The first meeting of the committee of creditors shall be held within seven days of the constitution of the committee of creditors.

The powers of the board of directors of the corporate debtor shall stand suspended and the same stand vested with the interim resolution professional or resolution professional, as the case may be upon appointment.

A meeting of the committee of creditors shall be called by giving not less than 5 days’ notice in writing to all the following persons:

  1. All the members of the committee of creditors, including their authorised representative.
  2. All the members of suspended Board of Directors or the partners of the corporate persons, as the case may be.
  3. Operational creditors or their representatives if the amount of their aggregate dues is not less than 10% of the debt. However, the operational creditors shall not have any voting rights.

A resolution applicant may submit a resolution plan along with the relevant affidavit to the resolution professional of the corporate debtor. Upon receipt of the resolution plan, a resolution professional shall examine all the plans received by him as per section 30(2) of the Code and present the plan before the committee of creditors for its approval. The resolution plan has to be approved by atleast 66% of voting share of the financial creditors upon complying with other requirements prescribed in this regard. Thereafter, the resolution professional shall submit the resolution plan, as approved by the committee of creditors, to the Adjudicating Authority for its final approval or rejection, as the case be.

A person aggrieved by the order of Adjudicating Authority may file an appeal against its order for approving the resolution plan on the following grounds:

  1. the approved resolution plan is in contravention of the provisions of any law for the time being in force;
  2. there has been material irregularity in exercise of the powers by the  resolution professional during the corporate insolvency resolution period;
  3. the debts owed to operational creditors of the corporate debtor have not been provided for in the resolution plan in the manner specified by the Insolvency and Bankruptcy Board of India;
  4. the insolvency resolution process costs have not been provided for repayment in priority to all other debts; and

the resolution plan does not comply with any other criteria specified by the Insolvency and Bankruptcy Board of India.

The following are the situations where the Adjudicating Authority shall pass an order to liquidate the corporate debtor in the manner as prescribed under section 33 of the Code:

  1. If the Adjudicating Authority does not receive the resolution plan from the resolution professional as approved by the committee of creditors before the expiry of the maximum period with or without any extension permitted under the Code.

If the Adjudicating Authority rejects the resolution plan for the non-compliance of the requirements specified under the Code.

An individual acting as resolution professional shall act as the liquidator for the purposes of liquidation subject to submission of a written consent by him in this regard.

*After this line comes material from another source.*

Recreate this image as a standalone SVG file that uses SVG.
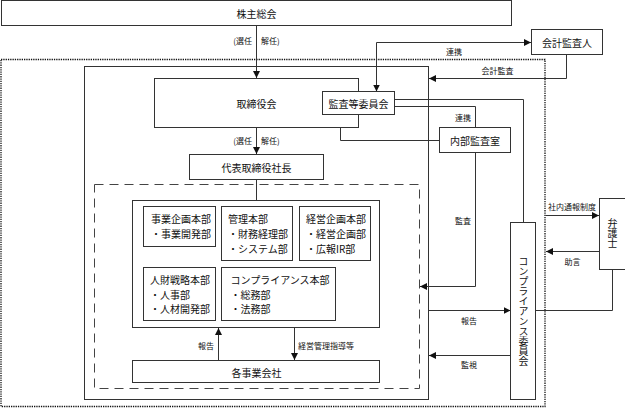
<svg xmlns="http://www.w3.org/2000/svg" width="625" height="408" viewBox="0 0 625 408">
<style>
.b{fill:#fff;stroke:#333;stroke-width:1}
.f{fill:none;stroke:#333;stroke-width:1}
.t{font-family:"Noto Sans CJK JP","Noto Sans",sans-serif;font-size:10px;fill:#111}
.s{font-family:"Noto Sans CJK JP","Noto Sans",sans-serif;font-size:8px;fill:#111}
.c{text-anchor:middle;dominant-baseline:central}
.l{dominant-baseline:central}
.v{text-anchor:middle;writing-mode:vertical-rl;dominant-baseline:central}
.a{marker-end:url(#ah)}
</style>
<defs>
<marker id="ah" viewBox="0 0 10 10" refX="10" refY="5" markerWidth="7" markerHeight="7" markerUnits="userSpaceOnUse" orient="auto">
<path d="M0,0 L10,5 L0,10 Z" fill="#111"/>
</marker>
</defs>
<rect x="1" y="59.5" width="544" height="347" fill="none" stroke="#111" stroke-width="1.3" stroke-dasharray="1.3 1"/>
<rect x="84.5" y="66.5" width="344" height="333" class="f"/>
<rect x="94.5" y="184.5" width="325" height="204" fill="none" stroke="#444" stroke-width="1" stroke-dasharray="9 6"/>
<g id="connectors">
<path class="f a" d="M256.5,25 V78"/>
<path class="f a" d="M256.5,127 V154"/>
<path class="f" d="M256.5,179 V200"/>
<path class="f a" d="M376.5,42.5 V91.5"/>
<path class="f a" d="M376.5,42.5 H531"/>
<path class="f a" d="M566.5,54 V78.5 H429"/>
<path class="f" d="M394,99.5 H523.5 V222"/>
<path class="f" d="M394,106.5 H475.5 V128"/>
<path class="f" d="M340.5,114 V140.5 H439"/>
<path class="f a" d="M475.5,152.5 V286.5 H420"/>
<path class="f a" d="M218.5,360 V328"/>
<path class="f a" d="M294.5,328 V360"/>
<path class="f a" d="M428.5,310.5 H510.5"/>
<path class="f a" d="M510.5,355.5 H429"/>
<path class="f a" d="M545.5,215.5 H599"/>
<path class="f a" d="M599,251.5 H546"/>
<path class="f" d="M612.5,269 V310.5 H536"/>
</g>
<g id="labels">
<text class="s" x="252" y="40" text-anchor="end" dominant-baseline="central">(選任</text>
<text class="s l" x="261" y="40">解任)</text>
<text class="s" x="252" y="140.5" text-anchor="end" dominant-baseline="central">(選任</text>
<text class="s l" x="261" y="140.5">解任)</text>
<text class="s c" x="454" y="51.5">連携</text>
<text class="s c" x="497.5" y="70">会計監査</text>
<text class="s c" x="463" y="117">連携</text>
<text class="s c" x="463" y="220">監査</text>
<text class="s c" x="206" y="345">報告</text>
<text class="s l" x="298" y="345">経営管理指導等</text>
<text class="s c" x="469" y="320">報告</text>
<text class="s c" x="469" y="364">監視</text>
<text class="s c" x="572" y="206">社内通報制度</text>
<text class="s c" x="572.5" y="261.5">助言</text>
</g>
<g id="n-shareholders"><rect class="b" x="1.5" y="0.5" width="510" height="25"/><text class="t c" x="256.5" y="13">株主総会</text></g>
<g id="n-board"><rect class="b" x="154.5" y="78.5" width="204" height="49"/><text class="t c" x="256.5" y="103">取締役会</text></g>
<g id="n-audit"><rect class="b" x="322.5" y="91.5" width="72" height="23"/><text class="t c" x="358.5" y="103">監査等委員会</text></g>
<g id="n-auditor"><rect class="b" x="531.5" y="29.5" width="71" height="25"/><text class="t c" x="567" y="42">会計監査人</text></g>
<g id="n-internal"><rect class="b" x="439.5" y="127.5" width="71" height="25"/><text class="t c" x="475" y="140">内部監査室</text></g>
<g id="n-president"><rect class="b" x="189.5" y="154.5" width="134" height="25"/><text class="t c" x="256.5" y="167">代表取締役社長</text></g>
<g id="n-divisions">
<rect class="b" x="132.5" y="200.5" width="247" height="127"/>
<rect class="b" x="143.5" y="206.5" width="72" height="40"/>
<text class="t l" x="151" y="218.5">事業企画本部</text>
<text class="t l" x="151" y="233.5">・事業開発部</text>
<rect class="b" x="221.5" y="206.5" width="71" height="54"/>
<text class="t l" x="228" y="218.5">管理本部</text>
<text class="t l" x="228" y="233.5">・財務経理部</text>
<text class="t l" x="228" y="248.5">・システム部</text>
<rect class="b" x="299.5" y="206.5" width="71" height="54"/>
<text class="t l" x="306" y="218.5">経営企画本部</text>
<text class="t l" x="306" y="233.5">・経営企画部</text>
<text class="t l" x="306" y="248.5">・広報IR部</text>
<rect class="b" x="143.5" y="267.5" width="72" height="53"/>
<text class="t l" x="150" y="279.5">人財戦略本部</text>
<text class="t l" x="150" y="294.5">・人事部</text>
<text class="t l" x="150" y="308.5">・人材開発部</text>
<rect class="b" x="221.5" y="267.5" width="114" height="53"/>
<text class="t l" x="230.5" y="279.5">コンプライアンス本部</text>
<text class="t l" x="230.5" y="294.5">・総務部</text>
<text class="t l" x="230.5" y="308.5">・法務部</text>
</g>
<g id="n-subsidiaries"><rect class="b" x="132.5" y="360.5" width="247" height="22"/><text class="t c" x="256.5" y="372">各事業会社</text></g>
<g id="n-compliance"><rect class="b" x="510.5" y="222.5" width="25" height="177"/><text class="t v" x="523.5" y="311">コンプライアンス委員会</text></g>
<g id="n-lawyer"><rect class="b" x="599.5" y="198.5" width="26" height="71"/><text class="t v" x="612.5" y="233.5">弁護士</text></g>
</svg>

The Adjudicating Authority may replace the resolution professional and appoint some other resolution professional subject to the conditions as specified under section 34 of the Code.

As per the provision of section 40 of the Code, the liquidator shall verify the claims and upon verification can either admit or reject the claim, in whole or in part. However, in the event that the liquidator rejects the claim the he shall record the reason of such rejection in writing. He shall also inform the creditor and corporate debtor about such admission or rejection within 7 days of such admission or rejection.

A company may liquidate itself voluntarily provided it does not have any debt or it will be able to pay its debts in full from the proceeds of assets to be sold in the voluntary liquidation. The majority of the directors of the company are required to give a declaration with regard to aforesaid and also confirming that the company is not being liquidated to defraud any person.  

The above declaration shall be accompanied with audited financial statement of the company for the previous two years and a report of the valuation of the assets of the company, if any prepared by a registered valuer.

Once voluntary liquidation of a company has been approved by way of a special resolution of the members of the company the following reporting requirements shall be applicable:

  1. The company is required to notify the concerned ROC about the resolution passed to liquidate the company within 7 days of such resolution.
  2. The company is required to notify the Insolvency and Bankruptcy Board of India about the resolution passed to liquidate the company within 7 days of such resolution.
  3. The insolvency professional acting as the liquidator of the company shall make a public announcement for inviting claims in Form A within 5 days from his appointment.

It is important to note that the requirements as mentioned above are only pursuant to provisions of the IBC. In addition, there will be other reporting requirements under other legislations such as the Income Act, 1961, the Central Goods and Services Tax Act, 2017 etc.

The company under liquidation shall cease to carry on its business except as far as required for the beneficial winding up of its business. However, the company shall continue to exist until a dissolution order has been passed by the concerned NCLT in this regard.

As per the regulation 37 of the Insolvency and Bankruptcy Board of India (Voluntary Liquidation Process) Regulations, 2017 (“Regulation”), the liquidator shall make all possible efforts to complete the liquidation process of the corporate person within 12 months from the liquidation commencement date. In case the liquidation process is not completed within 12 months then the liquidator shall hold a meeting of the contributories within 15 days from the end of the aforesaid period of 12 months. The liquidator shall hold the meeting of the contributories and present annual status report and other documents as per the Regulation.

The term ‘contributory’ in relation to a company means a member of the company and any other person liable to contribute towards the assets of the company in the event of its liquidation.

The concept of ‘pre-packaged insolvency resolution process’ for micro, small or medium enterprise (“MSME”) was introduced by way of The Insolvency and Bankruptcy Code (Amendment) Ordinance, 2021 notified on 4th April 2021. Now a Bill in this regard has been proposed by the Government which was recently passed in Lok Sabha. As per the Bill, pre-packaged insolvency resolution process is an alternative insolvency resolution process for MSME in which an application for initiating Pre-packaged insolvency resolution process may be made in respect of a corporate debtor if the corporate debtor has committed any default as mentioned under section 54A of the Code and the base resolution plan shall be submitted by the corporate debtor to the Adjudicating Authority. The pre-packaged insolvency resolution process shall be completed within a period of 120 days from the date of commencement of pre-packaged insolvency resolution process.